Record breaker for les 7 Laux
After last season’s poor winter with a loss of over 600,000 euros mid-mountain ski resorts have been looking skywards with some trepidation over the last few weeks. The storm which has blasted Austria and Switzerland, dumping around a meter of snow in 24 hours in Davos, finally ground its way south into the French Alpes. Although it had lost some of its early force it still managed to leave 50cm of snow at the top of the pistes of les 7 Laux in the Isere department. Enough to give the piste director the seemingly crazy idea of opening his ski resort in mid-November.
Now autumn snow is not unheard of but has become increasingly rare over the last few years. Val Thorens traditionally opened at the start of November but after a series of disappointing starts recently it had only planned to open on the 24th this year. But the bottom of the pistes at Val Thorens (2300 meters) are only a few meters below the summit of les 7 Laux. Things were looking hopeful by mid-week. A few brave ski tourers were already posting good conditions in the mountains surrounding Grenoble. The resort had the snow canons laying down a base. On Friday the decision was taken, the resort would have limited opening over the weekend. The word was out.
Free heels and High heels
We headed up on Sunday, along with most of Grenoble. The car-park was pretty full and a warm sun beamed down from above… unlike the cold valley shrouded in clouds. It was almost a festival atmosphere on the front neige. Ladies in high heels would not have been out of place on la Croissette at Courchevel 1850 or Megeve. The tourist office told us “it was a family day, a chance for people to get out in the snow and sun and enjoy the mountains, not just downhill skiing but ski touring, snowshoeing or winter walks.”
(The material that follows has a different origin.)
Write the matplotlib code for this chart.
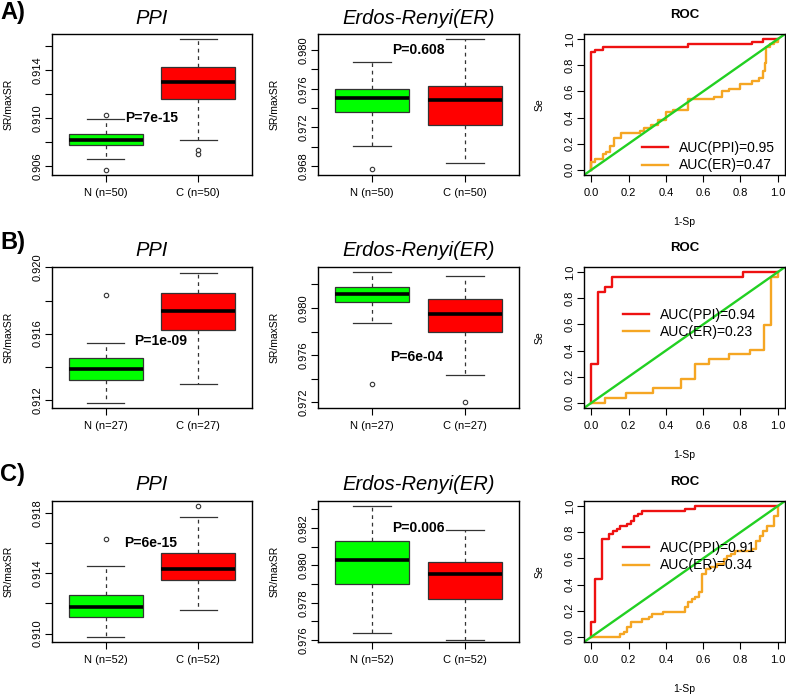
import numpy as np
import matplotlib.pyplot as plt

plt.rcParams['font.family'] = ['Liberation Sans', 'DejaVu Sans']

# box summaries: low whisker, q1, median, q3, high whisker
a_ppi_n = [0.90658, 0.90775, 0.90819, 0.90867, 0.90992]
a_ppi_c = [0.90817, 0.91161, 0.91297, 0.91422, 0.91656]
a_ppi_n_out = [0.91028, 0.90569]
a_ppi_c_out = [0.90730, 0.90703]
a_er_n = [0.97007, 0.97359, 0.97507, 0.97597, 0.97879]
a_er_c = [0.96828, 0.97227, 0.97483, 0.97631, 0.98111]
a_er_n_out = [0.96765]
a_er_c_out = []

b_ppi_n = [0.91183, 0.91318, 0.91384, 0.91453, 0.91544]
b_ppi_c = [0.91294, 0.91620, 0.91735, 0.91848, 0.91969]
b_ppi_n_out = [0.91831]
b_ppi_c_out = []
b_er_n = [0.97870, 0.98047, 0.98119, 0.98178, 0.98301]
b_er_c = [0.97433, 0.97793, 0.97946, 0.98079, 0.98267]
b_er_n_out = [0.97356]
b_er_c_out = [0.97200]

c_ppi_n = [0.90978, 0.91109, 0.91175, 0.91257, 0.91444]
c_ppi_c = [0.91157, 0.91352, 0.91426, 0.91535, 0.91773]
c_ppi_n_out = [0.91627]
c_ppi_c_out = [0.91845]
c_er_n = [0.97640, 0.97900, 0.98028, 0.98133, 0.98320]
c_er_c = [0.97603, 0.97821, 0.97954, 0.98020, 0.98190]
c_er_n_out = []
c_er_c_out = []

sizes = [50, 27, 52]
p_ppi = ['P=7e-15', 'P=1e-09', 'P=6e-15']
p_er = ['P=0.608', 'P=6e-04', 'P=0.006']
auc_ppi = [0.95, 0.94, 0.91]
auc_er = [0.47, 0.23, 0.34]

# ROC curves as (1-Sp, Se) corner points
roc_a_ppi = [(0, 0), (0, 0.90), (0.02, 0.90), (0.02, 0.92), (0.06, 0.92), (0.06, 0.94),
             (0.52, 0.94), (0.52, 0.96), (0.86, 0.96), (0.86, 0.98), (0.92, 0.98),
             (0.92, 1.0), (1, 1)]
roc_a_er = [(0, 0), (0, 0.06), (0.02, 0.06), (0.02, 0.08), (0.06, 0.08), (0.06, 0.12),
            (0.08, 0.12), (0.08, 0.14), (0.10, 0.14), (0.10, 0.18), (0.12, 0.18),
            (0.12, 0.24), (0.16, 0.24), (0.16, 0.28), (0.26, 0.28), (0.26, 0.30),
            (0.28, 0.30), (0.28, 0.32), (0.32, 0.32), (0.32, 0.34), (0.36, 0.34),
            (0.36, 0.38), (0.40, 0.38), (0.40, 0.44), (0.44, 0.44), (0.44, 0.46),
            (0.52, 0.46), (0.52, 0.54), (0.66, 0.54), (0.66, 0.56), (0.70, 0.56),
            (0.70, 0.60), (0.74, 0.60), (0.74, 0.62), (0.80, 0.62), (0.80, 0.66),
            (0.86, 0.66), (0.86, 0.68), (0.90, 0.68), (0.90, 0.70), (0.92, 0.70),
            (0.92, 0.76), (0.93, 0.76), (0.93, 0.82), (0.94, 0.82), (0.94, 0.94),
            (0.96, 0.94), (0.96, 0.96), (0.98, 0.96), (0.98, 0.98), (1, 0.98), (1, 1)]
roc_b_ppi = [(0, 0), (0, 0.296), (0.037, 0.296), (0.037, 0.852), (0.074, 0.852),
             (0.074, 0.889), (0.111, 0.889), (0.111, 0.963), (0.815, 0.963),
             (0.815, 1), (1, 1)]
roc_b_er = [(0, 0), (0.074, 0), (0.074, 0.037), (0.185, 0.037), (0.185, 0.074),
            (0.333, 0.074), (0.333, 0.111), (0.481, 0.111), (0.481, 0.185),
            (0.556, 0.185), (0.556, 0.296), (0.630, 0.296), (0.630, 0.333),
            (0.741, 0.333), (0.741, 0.370), (0.852, 0.370), (0.852, 0.407),
            (0.926, 0.407), (0.926, 0.593), (0.963, 0.593), (0.963, 0.963),
            (1, 0.963), (1, 1)]
roc_c_ppi = [(0, 0), (0, 0.115), (0.019, 0.115), (0.019, 0.442), (0.058, 0.442),
             (0.058, 0.75), (0.096, 0.75), (0.096, 0.788), (0.115, 0.788),
             (0.115, 0.808), (0.135, 0.808), (0.135, 0.827), (0.154, 0.827),
             (0.154, 0.846), (0.192, 0.846), (0.192, 0.865), (0.212, 0.865),
             (0.212, 0.885), (0.231, 0.885), (0.231, 0.923), (0.25, 0.923),
             (0.25, 0.942), (0.269, 0.942), (0.269, 0.962), (0.5, 0.962),
             (0.5, 0.981), (0.558, 0.981), (0.558, 1.0), (1, 1)]
roc_c_er = [(0, 0), (0.154, 0), (0.154, 0.019), (0.173, 0.019), (0.173, 0.038),
            (0.192, 0.038), (0.192, 0.077), (0.212, 0.077), (0.212, 0.115),
            (0.269, 0.115), (0.269, 0.135), (0.308, 0.135), (0.308, 0.154),
            (0.327, 0.154), (0.327, 0.173), (0.385, 0.173), (0.385, 0.192),
            (0.5, 0.192), (0.5, 0.231), (0.519, 0.231), (0.519, 0.269),
            (0.538, 0.269), (0.538, 0.288), (0.558, 0.288), (0.558, 0.308),
            (0.577, 0.308), (0.577, 0.346), (0.596, 0.346), (0.596, 0.481),
            (0.615, 0.481), (0.615, 0.519), (0.635, 0.519), (0.635, 0.538),
            (0.673, 0.538), (0.673, 0.558), (0.712, 0.558), (0.712, 0.596),
            (0.731, 0.596), (0.731, 0.615), (0.75, 0.615), (0.75, 0.635),
            (0.769, 0.635), (0.769, 0.654), (0.865, 0.654), (0.865, 0.673),
            (0.885, 0.673), (0.885, 0.731), (0.904, 0.731), (0.904, 0.769),
            (0.923, 0.769), (0.923, 0.808), (0.942, 0.808), (0.942, 0.846),
            (0.981, 0.846), (0.981, 0.923), (1.0, 0.923), (1.0, 1.0)]

W, H = 786, 694
fig = plt.figure(figsize=(W / 100, H / 100), dpi=100)
edge = '#333333'


def add_ax(l, t, r, b):
    return fig.add_axes([l / W, 1 - b / H, (r - l) / W, (b - t) / H])


def box_panel(ax, n_stats, c_stats, n_out, c_out, n, ylim, lo, step, count, every, ptext, pxy, title):
    stats = []
    for s, out in ((n_stats, n_out), (c_stats, c_out)):
        stats.append(dict(whislo=s[0], q1=s[1], med=s[2], q3=s[3], whishi=s[4], fliers=out))
    bp = ax.bxp(stats, positions=[1, 2], widths=0.8, capwidths=0.4, patch_artist=True,
                boxprops=dict(edgecolor=edge, linewidth=0.9),
                medianprops=dict(color='black', linewidth=2.6, solid_capstyle='butt'),
                whiskerprops=dict(color=edge, linewidth=0.9, linestyle=(0, (3, 3))),
                capprops=dict(color=edge, linewidth=0.9),
                flierprops=dict(marker='o', markersize=3.2, markerfacecolor='none',
                                markeredgecolor=edge, markeredgewidth=0.8))
    for patch, col in zip(bp['boxes'], ['#00ff00', '#ff0000']):
        patch.set_facecolor(col)
    ax.set_xlim(0.42, 2.58)
    ax.set_ylim(*ylim)
    ax.set_xticks([1, 2], [f'N (n={n})', f'C (n={n})'])
    ticks = [lo + i * step for i in range(count)]
    labels = [f'{t:.3f}' if i % every == 0 else '' for i, t in enumerate(ticks)]
    ax.set_yticks(ticks, labels, rotation=90, va='center')
    ax.tick_params(axis='y', direction='out', length=5, width=0.8, labelsize=8, pad=1.5)
    ax.tick_params(axis='x', direction='out', length=5, width=0.8, labelsize=8, pad=4.5)
    for s in ax.spines.values():
        s.set_linewidth(1.0)
    ax.text(pxy[0], pxy[1], ptext, ha='center', va='center', fontsize=10, fontweight='bold')
    ax.text(0.5, 1 + 16 / 141, title, transform=ax.transAxes, ha='center', va='center',
            fontsize=14.5, style='italic')
    ax.text(-43 / 200, 0.5, 'SR/maxSR', transform=ax.transAxes, rotation=90,
            ha='center', va='center', fontsize=7.5)


def roc_panel(ax, ppi, er, a1, a2, leg_xy):
    l1, = ax.plot([p[0] for p in ppi], [p[1] for p in ppi], color='#ee1111', lw=1.7)
    l2, = ax.plot([p[0] for p in er], [p[1] for p in er], color='#f5a623', lw=1.7)
    ax.axline((0, 0), (1, 1), color='#22d022', lw=1.7)
    ax.set_xlim(-0.04, 1.04)
    ax.set_ylim(-0.04, 1.04)
    t = [0, 0.2, 0.4, 0.6, 0.8, 1.0]
    ax.set_xticks(t, [f'{v:.1f}' for v in t])
    ax.set_yticks(t, [f'{v:.1f}' for v in t], rotation=90, va='center')
    ax.tick_params(axis='y', direction='out', length=5, width=0.8, labelsize=8, pad=1.5)
    ax.tick_params(axis='x', direction='out', length=5, width=0.8, labelsize=8, pad=4.5)
    for s in ax.spines.values():
        s.set_linewidth(1.0)
    ax.legend([l1, l2], [f'AUC(PPI)={a1:.2f}', f'AUC(ER)={a2:.2f}'], loc='center left',
              bbox_to_anchor=leg_xy, frameon=False, fontsize=10, handlelength=1.9,
              handletextpad=0.8, labelspacing=0.25, borderpad=0, borderaxespad=0)
    ax.text(0.5, 1 + 18.5 / 140, 'ROC', transform=ax.transAxes, ha='center', va='center',
            fontsize=9.5, fontweight='bold')
    ax.text(-44 / 201, 0.5, 'Se', transform=ax.transAxes, rotation=90,
            ha='center', va='center', fontsize=7.5)
    ax.text(0.5, -47 / 140, '1-Sp', transform=ax.transAxes, ha='center', va='center',
            fontsize=7.5)


rows = [(34, 175), (267, 408), (501, 642)]
letters = [('A)', 12), ('B)', 243), ('C)', 475)]

ppi_data = [(a_ppi_n, a_ppi_c, a_ppi_n_out, a_ppi_c_out),
            (b_ppi_n, b_ppi_c, b_ppi_n_out, b_ppi_c_out),
            (c_ppi_n, c_ppi_c, c_ppi_n_out, c_ppi_c_out)]
er_data = [(a_er_n, a_er_c, a_er_n_out, a_er_c_out),
           (b_er_n, b_er_c, b_er_n_out, b_er_c_out),
           (c_er_n, c_er_c, c_er_n_out, c_er_c_out)]
roc_data = [(roc_a_ppi, roc_a_er), (roc_b_ppi, roc_b_er), (roc_c_ppi, roc_c_er)]

ppi_axis = [((0.90525, 0.917), 0.906, 0.002, 6, 2),
            ((0.9115, 0.92003), 0.912, 0.002, 5, 2),
            ((0.90944, 0.91877), 0.910, 0.002, 5, 2)]
er_axis = [((0.96707, 0.98166), 0.968, 0.002, 7, 2),
           ((0.97153, 0.98347), 0.972, 0.002, 6, 2),
           ((0.9759, 0.98345), 0.976, 0.001, 8, 2)]
ppi_pos = [(1.5, 0.910), (1.59, 0.91558), (1.49, 0.91598)]
er_pos = [(1.5, 0.980), (1.48, 0.97588), (1.5, 0.982)]
leg_pos = [(0.287, 0.13), (0.193, 0.60), (0.193, 0.605)]

for i, (t, b) in enumerate(rows):
    ax1 = add_ax(52, t, 252, b)
    box_panel(ax1, *ppi_data[i], sizes[i], *ppi_axis[i], p_ppi[i], ppi_pos[i], 'PPI')
    ax2 = add_ax(318, t, 519, b)
    box_panel(ax2, *er_data[i], sizes[i], *er_axis[i], p_er[i], er_pos[i], 'Erdos-Renyi(ER)')
    ax3 = add_ax(584, t, 785, b)
    roc_panel(ax3, *roc_data[i], auc_ppi[i], auc_er[i], leg_pos[i])
    fig.text(0.0, 1 - letters[i][1] / H, letters[i][0], ha='left', va='center',
             fontsize=17, fontweight='bold')

fig.savefig('out.png', dpi=100)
Some queing mid-day Sunday
The resort hadn’t really anticipated the success. There were some queues for lift passes around lunchtime although the line was moving fairly swiftly. Off-piste was not recommended but with 35cm on the lower slopes there was good snow cover and good skiing on cold but soft snow. The few restaurants that opened ran out of food, and drink, by 1pm. Much to the disappointment of many hungry skiers. To be honest it was a bit of a logistical nightmare for restaurateurs as the resort will be closed during the week. Will it open again next weekend? “It all depends on the snow” the tourist board told us “we are expecting rain at altitude mid-week, this is not necessarily a bad thing as it will penetrate the fresh snow, if we get cold it will form a good, solid base for the winter, check back on Wednesday.”
The 7 Laux’s previous record opening was the 19th of November… in 1999. Another el-Nina year with record snowfalls and the tragic avalanches of Montroc and Galtur. Without a repeat of those events we hope the 7 Laux is the canary in the climatic coal mine.
Posted by davidof
on Monday, 19 November, 2007 at 06:59 PM
It’s absolutely chucking down in the Pyrenees and I guess weekend opening was just a pipe dream! I skied on Sunday and was really happy but now it’s all evaporated..........
Well done Laux for showing some initiative and good luck for the season.
Posted by on Tuesday, 20 November, 2007 at 12:07 PM
These end of November hot periods are a nightmare. We seem to get a foehn wind every year at this time and it can reduce snow depth by 50cm over 24 hours. I remember about 3 years back we had over a meter at Val d’Isere on the 30th of November and by the following weekend it had all vanished.
No wonder the native American’s call the wind “chinook” - the snow eater!